Every four months, presidential campaigns are required to report their fundraising hauls for the previous quarter to the Federal Election Commission. Campaigns want as much time as possible to show strong results in those end-of-the-quarter reports, so an ideal launch window opens on the first day of every new quarter, and begins closing at the end of that month as it gets closer and closer to the deadline for reporting fundraising figures.
That’s why, when Clinton ruled out a January (the beginning of the first quarter) campaign launch, advisers and outside speculation immediately turned to April, which is the beginning of the second quarter. And when some Clinton allies recently started urging another postponement, speculation immediately turned towards July, the beginning of the third quarter. Launching in, say, June would be malpractice, insiders say, since her campaign would have only half as much time to raise money.
For Republican hopefuls, who are a facing a fluid and crowded presidential primary field, other considerations might be more important than maximizing their first fundraising window.
But for Clinton, who has time on her side and can set the pace of the Democratic primary at her leisure, insiders say the reporting window is critical. She knows all too well just how important a presidential campaign’s first finance report can be.
During her 2008 presidential bid, the first major sign that Clinton was in mortal trouble came from her first fundraising report to the FEC. To great fanfare, her campaign unveiled that they had raked in a whopping $36 million in the first four months since Clinton announced her candidacy in January of 2007. It turned out that only about $20 million of that was actually raised during the previous quarter for the primary campaign, though even that number was still seen as impressive.

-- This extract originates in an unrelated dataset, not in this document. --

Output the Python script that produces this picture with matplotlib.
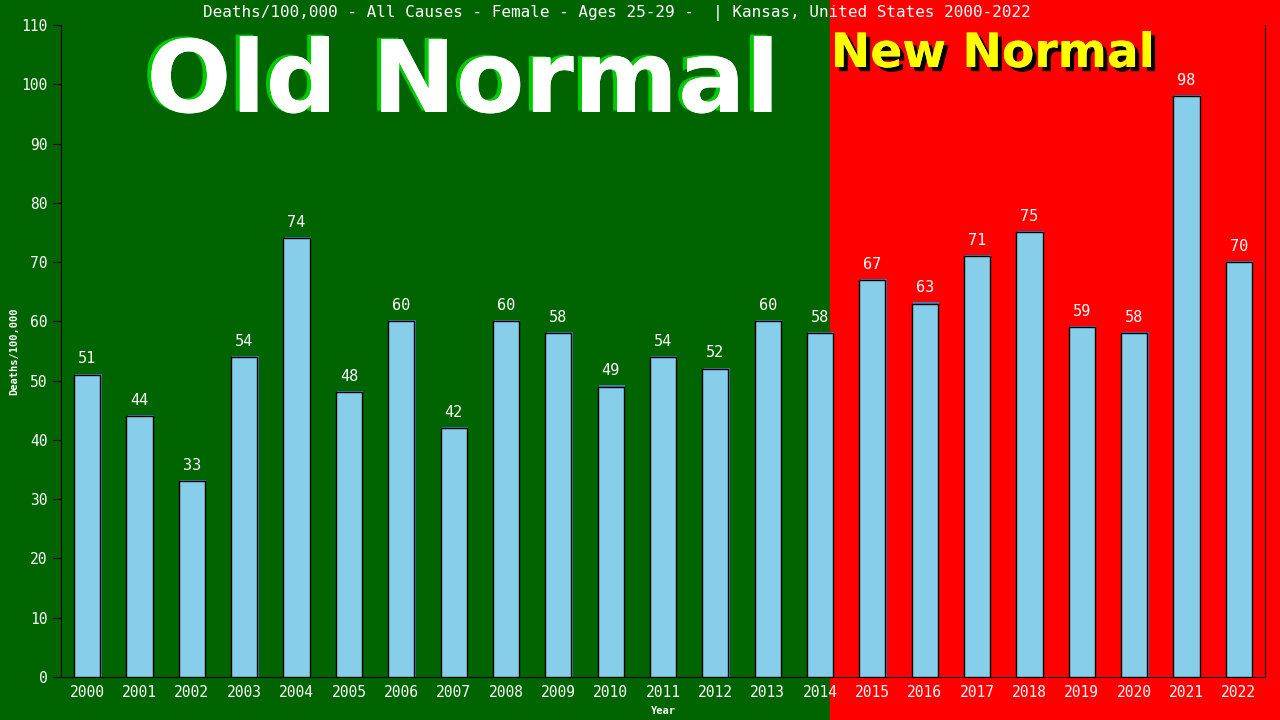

But four days later, Obama stunned the political world with his own eye-popping number: $23.5 million. For a first-term senator who, despite all his natural talents, was not given much of a chance when it came to fundraising against the Clinton juggernaut, the number was a sign of unexpected strength that immediately put him on the same level as the far more experienced Clinton.
Voters are hardly paying attention this early in the race, and probably don’t care how much a campaign raises in their first four months of operation, but early fundraising is key to the so-called “invisible primary,” when candidates jockey for money and endorsements. A strong number that surpasses expectations can open new doors (and checkbooks) for an underdog candidate, while a weak number can pull the rug out from under a frontrunner.
Clinton does not want a repeat of 2008 this time around.
Fortunately for Clinton, she has a massive network of eager donors ready to open their checkbooks the moment she gets in the race. Unfortunately for her, even if none of her potential 2016 primary opponents raise anywhere near the money Obama did, the high expectations that come from her prohibitive frontrunner status mean Clinton is under pressure to report an enormous figure in her first haul.
While allies are loath to speculate about specific numbers, some worry that anything less than historic will be seen as a disappointment.